NYU Professor Amir Pnueli, 68, Distinguished
Computer Scientist
The NYU Department of Computer Science and the entire university
community mourn the sudden passing of Professor Amir Pnueli, who died on
November 2 of a brain hemorrhage. Professor Pnueli was an
internationally recognized pioneer in the area of verification, the
process of formally proving that systems, such as computer hardware and
software, behave as intended by their designers.
Professor Pnueli was the recipient of the 1996 Association for Computing
Machinery Alan M. Turing Award, the highest distinction that can be
bestowed on a computer scientist. He was also the recipient of the
Israel Prize, the state's highest honor. He was a foreign associate of
the National Academy of Engineering, a foreign member of the Academia
Europaea (Informatics section), and a member of the Israel Academy of
Sciences and Humanities. He received honorary doctorate degrees from
the University of Uppsala, Sweden, Joseph Fourier University, Grenoble,
France, and the Carl von Ossietzky University of Oldenburg, Germany, as
well as numerous other professional accolades.
Amir Pnueli was born in Nahalal, Israel, on April 22, 1941. He received
a B.Sc. degree in Mathematics from the Technion and a Ph.D. in Applied
Mathematics from the Weizmann Institute of Science in 1967. After a
post-doctoral fellowship at Stanford University and the IBM T.J. Watson
Research Center, he became a senior researcher at the Weizmann
Institute. In 1973, Professor Pnueli founded the Department of Computer
Science at Tel Aviv University and became its first chair. In 1981, he
returned to the Weizmann Institute as Professor of Computer Science.
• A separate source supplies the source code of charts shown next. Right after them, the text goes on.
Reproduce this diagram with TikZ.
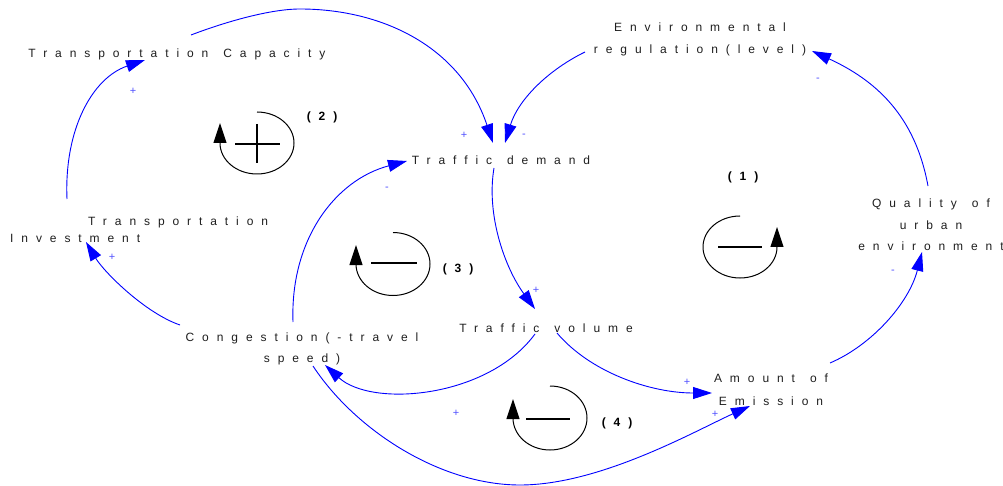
\documentclass[tikz,border=0pt]{standalone}
\usepackage{fontspec}
\setmainfont{Liberation Sans}
\newfontfamily\labfont[LetterSpace=66]{Liberation Sans}
\newcommand{\wsp}{\hspace{15pt}}
\usetikzlibrary{arrows.meta}
\definecolor{linkblue}{RGB}{0,0,255}
\definecolor{signblue}{RGB}{80,80,255}
\definecolor{txt}{RGB}{30,30,30}
\begin{document}
\begin{tikzpicture}[x=1pt,y=-1pt,
  lab/.style={inner sep=0pt, text=txt, font=\labfont\fontsize{12}{22}\selectfont, align=center},
  link/.style={draw=linkblue, line width=0.9pt, -{Triangle[length=19pt,width=12pt]}},
  sign/.style={inner sep=0pt, text=signblue, font=\fontsize{11}{11}\selectfont},
  loopnum/.style={inner sep=0pt, text=black, font=\labfont\bfseries\fontsize{12}{12}\selectfont},
  looparc/.style={draw=black, line width=1pt, -{Triangle[length=20pt,width=13pt]}},
  loopsign/.style={draw=black, line width=2.6pt}
]
\useasboundingbox (0,0) rectangle (1003,486);

% variables
\node[lab] (tc) at (177,54) {Transportation\wsp Capacity};
\node[lab] (er) at (700,39) {Environmental\\regulation(level)};
\node[lab] (td) at (501,160) {Traffic\wsp demand};
\node[lab, font=\labfont\fontsize{12}{21.5}\selectfont] (qu) at (931,225) {Quality\wsp of\\urban\\environment};
\node[lab, align=left, anchor=west, font=\labfont\fontsize{12}{17}\selectfont] (ti) at (10,229.5) {\hspace*{78pt}Transportation\\Investment};
\node[lab, font=\labfont\fontsize{12}{21}\selectfont] (cg) at (302,349) {Congestion(-travel\\speed)};
\node[lab] (tv) at (546,328) {Traffic\wsp volume};
\node[lab, font=\labfont\fontsize{12}{23}\selectfont] (ae) at (771,390) {Amount\wsp of\\Emission};

% links
\draw[link] ([shift={(57,-30.5)}]ti.west) .. controls (64,130) and (92,78) .. ([shift={(-32,6)}]tc.center);
\draw[link] ([shift={(14,-19)}]tc.center) .. controls (225,22) and (270,9) .. (300,9) .. controls (380,9) and (460,45) .. ([shift={(-8,-17)}]td.center);
\draw[link] ([shift={(-115,13)}]er.center) .. controls (548,70) and (518,100) .. ([shift={(4,-17)}]td.center);
\draw[link] ([shift={(-3,-39)}]qu.center) .. controls (915,115) and (875,80) .. ([shift={(112,12)}]er.center);
\draw[link] ([shift={(59,-27)}]ae.center) .. controls (872,345) and (909,303) .. ([shift={(-9,27)}]qu.center);
\draw[link] ([shift={(-7,8)}]td.center) .. controls (486,215) and (505,268) .. ([shift={(-11,-19)}]tv.center);
\draw[link] ([shift={(-9,-27)}]cg.center) .. controls (290,240) and (335,180) .. ([shift={(-94,1)}]td.center);
\draw[link] ([shift={(-122,-24)}]cg.center) .. controls (145,313) and (104,272) .. ([shift={(76,12.5)}]ti.west);
\draw[link] ([shift={(-11,6)}]tv.center) .. controls (488,398) and (372,408) .. ([shift={(23,16)}]cg.center);
\draw[link] ([shift={(11,5)}]tv.center) .. controls (590,372) and (650,393) .. ([shift={(-59,3)}]ae.center);
\draw[link] ([shift={(11,17)}]cg.center) .. controls (355,430) and (440,485) .. (520,485) .. controls (600,485) and (695,431) .. ([shift={(-21,16)}]ae.center);

% polarity signs
\node[sign] (sA) at (133,91) {+};
\node[sign] (sB) at (464,135) {+};
\node[sign] (sC) at (524,136) {-};
\node[sign] (sD) at (818,80) {-};
\node[sign] (sE) at (893,272) {-};
\node[sign] (sF) at (536,290) {+};
\node[sign] (sG) at (387,189) {-};
\node[sign] (sH) at (112,257) {+};
\node[sign] (sI) at (456,413) {+};
\node[sign] (sJ) at (687,382) {+};
\node[sign] (sK) at (715,414) {+};

% loop symbols
\draw[looparc] (740,216) arc[start angle=-90, end angle=-360, x radius=37, y radius=31] -- ++(0,-20);
\draw[loopsign] (718,247) -- (762,247);
\node[loopnum] (n1) at (743,177) {(1)};

\draw[looparc] (257,112) arc[start angle=-90, end angle=180, x radius=37, y radius=31] -- ++(0,-20);
\draw[loopsign] (235,144) -- (280,144) (257,124) -- (257,163);
\node[loopnum] (n2) at (322,117) {(2)};

\draw[looparc] (393,232.5) arc[start angle=-90, end angle=180, x radius=37, y radius=31.5] -- ++(0,-19);
\draw[loopsign] (371,263) -- (417,263);
\node[loopnum] (n3) at (458,269) {(3)};

\draw[looparc] (550,386) arc[start angle=-90, end angle=180, x radius=37, y radius=32] -- ++(0,-19);
\draw[loopsign] (526,419) -- (570,419);
\node[loopnum] (n4) at (617,423) {(4)};
\end{tikzpicture}
\end{document}
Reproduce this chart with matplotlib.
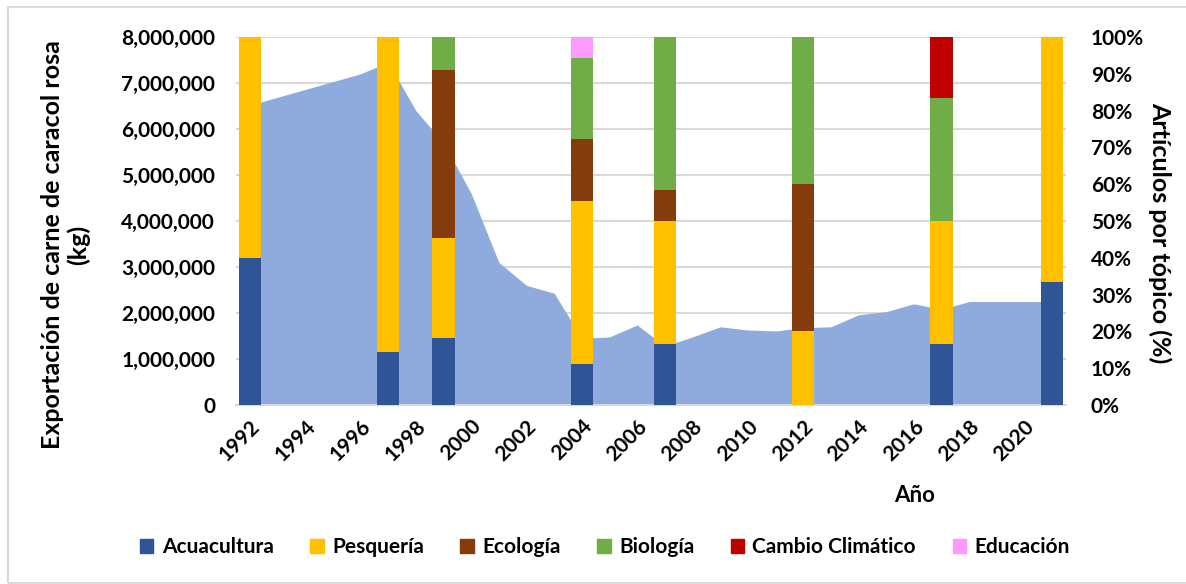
import numpy as np
import matplotlib
matplotlib.use("Agg")
import matplotlib.pyplot as plt
import matplotlib.patches as patches
from matplotlib.ticker import FuncFormatter, MultipleLocator

plt.rcParams["font.family"] = ["Lato", "DejaVu Sans"]
plt.rcParams["font.weight"] = "bold"

# export of queen conch meat (kg), one value per year
years = list(range(1992, 2022))
export_kg = [6.52e6, 6.69e6, 6.86e6, 7.03e6, 7.20e6, 7.45e6, 6.40e6, 5.70e6,
             4.60e6, 3.10e6, 2.60e6, 2.43e6, 1.45e6, 1.48e6, 1.74e6, 1.28e6,
             1.48e6, 1.70e6, 1.63e6, 1.61e6, 1.68e6, 1.70e6, 1.96e6, 2.03e6,
             2.20e6, 2.08e6, 2.25e6, 2.25e6, 2.25e6, 2.25e6]

# share of articles by topic (%) for years with publications
bar_years = [1992, 1997, 1999, 2004, 2007, 2012, 2017, 2021]
topics = ["Acuacultura", "Pesquería", "Ecología", "Biología",
          "Cambio Climático", "Educación"]
acuacultura = [40.0, 14.3, 18.2, 11.1, 16.7, 0.0, 16.7, 33.3]
pesqueria   = [60.0, 85.7, 27.3, 44.4, 33.3, 20.0, 33.3, 66.7]
ecologia    = [0.0, 0.0, 45.5, 16.7, 8.3, 40.0, 0.0, 0.0]
biologia    = [0.0, 0.0, 9.1, 22.2, 41.7, 40.0, 33.3, 0.0]
cambio      = [0.0, 0.0, 0.0, 0.0, 0.0, 0.0, 16.7, 0.0]
educacion   = [0.0, 0.0, 0.0, 5.6, 0.0, 0.0, 0.0, 0.0]
topic_colors = ["#2F5597", "#FFC000", "#843C0C", "#70AD47", "#C00000", "#FF99FF"]

fig = plt.figure(figsize=(11.86, 5.84), dpi=100)
fig.patches.append(patches.Rectangle((8 / 1186, 1 / 584), 1.2, 576 / 584,
                                     transform=fig.transFigure, fill=False,
                                     ec="#D9D9D9", lw=1.5))

ax = fig.add_axes([236 / 1186, 1 - 405 / 584, 830 / 1186, 368 / 584])
ax2 = ax.twinx()

xpos = np.arange(len(years))
ax.fill_between(xpos, export_kg, 0, color="#8FAADC", lw=0, zorder=2)
ax.set_xlim(-0.5, len(years) - 0.5)
ax.set_ylim(0, 8e6)
ax.yaxis.set_major_locator(MultipleLocator(1e6))
ax.yaxis.set_major_formatter(FuncFormatter(lambda v, p: f"{v:,.0f}"))
ax.set_axisbelow(True)
ax.grid(axis="y", color="#D9D9D9", lw=1.5)

ax.set_xticks(xpos[::2])
ax.set_xticklabels([str(y) for y in years[::2]], rotation=45, ha="right",
                   va="top", rotation_mode="anchor", fontsize=15)
ax.tick_params(axis="both", length=0, labelsize=15)
ax.tick_params(axis="x", pad=8)
ax.tick_params(axis="y", pad=15)

for s in ["top", "right", "left"]:
    ax.spines[s].set_visible(False)
    ax2.spines[s].set_visible(False)
ax.spines["bottom"].set_color("#D9D9D9")
ax.spines["bottom"].set_linewidth(1.5)
ax2.spines["bottom"].set_visible(False)

bpos = [years.index(y) for y in bar_years]
bottom = np.zeros(len(bar_years))
for name, vals, col in zip(topics, [acuacultura, pesqueria, ecologia, biologia,
                                    cambio, educacion], topic_colors):
    ax2.bar(bpos, vals, width=0.8, bottom=bottom, color=col, label=name,
            zorder=3)
    bottom += np.array(vals)

ax2.set_ylim(0, 100)
ax2.yaxis.set_major_locator(MultipleLocator(10))
ax2.yaxis.set_major_formatter(FuncFormatter(lambda v, p: f"{v:.0f}%"))
ax2.tick_params(axis="y", length=0, labelsize=15, pad=18)

ax.set_ylabel("Exportación de carne de caracol rosa\n(kg)", fontsize=18,
              fontweight="bold", linespacing=1.1)
ax.yaxis.set_label_coords((90 - 236) / 830, (405 - 245) / 368)
ax2.set_ylabel("Artículos por tópico (%)", fontsize=18, fontweight="bold",
               rotation=270)
ax2.yaxis.label.set_va("bottom")
ax2.yaxis.set_label_coords((1148 - 236) / 830, (405 - 233) / 368)
fig.text(915 / 1186, 1 - 495 / 584, "Año", ha="center", va="center",
         fontsize=16, fontweight="bold")

handles = [patches.Patch(color=c) for c in topic_colors]
fig.legend(handles, topics, loc="center", bbox_to_anchor=(0.51, 1 - 547 / 584),
           ncol=6, frameon=False, fontsize=15, handlelength=0.65,
           handleheight=0.65, handletextpad=0.4, columnspacing=1.75)

fig.savefig("out.png", dpi=100)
In
1999, he joined the Courant Institute's Department of Computer Science
at NYU, and in 2006 he was appointed to a Silver Professorship. He
supervised more than 30 Ph.D. theses during his career in Israel and New
York.
Professor Pnueli is particularly noted for introducing temporal logic, a
formal technique for specifying and reasoning about the behavior of
systems over time, to computer science. The 1996 Turing Award citation
reads,
"Amir Pnueli made a major breakthrough in the verification and
certification of concurrent and reactive systems with his landmark 1977
paper "The Temporal Logic of Programs" which was a crucial turning point
in the progress of formal methods for such systems. This paper triggered
a fundamental paradigm shift in reasoning about the dynamic behavior of
systems; the techniques it introduces have had extraordinary influence
and proved to be of lasting value. His work has been characterized as
the most important contribution to program verification in the last
twenty years and it has set the agenda for research and practice in the
area."
Professor Pnueli was an extremely prolific and deeply creative
researcher with over 250 widely-cited publications and 4 books. In
recent years, he worked on compiler and translation validation, the
verification of concurrent systems, and fairness of infinite behaviors,
as well as the application of mathematical and logical methods to the
formal specification, compositional verification, systematic
development, and automatic synthesis of reactive, real-time, discrete,
continuous, and hybrid systems.
Professor Pnueli always advocated applying theory to practice and was
instrumental in founding two Israeli software firms. His work has
influenced a wide range of scientific disciplines, including process
control, databases, biological modeling, and computer hardware design as
well as the avionics, transport and electronic hardware industries. He
shared the 2007 ACM Software System Award for Statemate, a software
engineering tool that allows developers to formally specify the
precise desired behavior of their programs. The citation for the award
reads:
"Statemate was the first commercial computer-aided software engineering
tool to successfully overcome the challenges of complex interactive,
real time computer systems, known as reactive systems. The ideas
reflected in Statemate underlie many of the most powerful and widely
used tools in software and systems engineering today."
Amir was a modest, kind, and warm person who was universally respected
as a friend, teacher, colleague and distinguished leader. He is
mourned by his colleagues and students around the world, who extend
their deepest sympathy to his wife, Ariela, his three children,
Noga, Shira, and Yishai, and his four beloved grandchildren.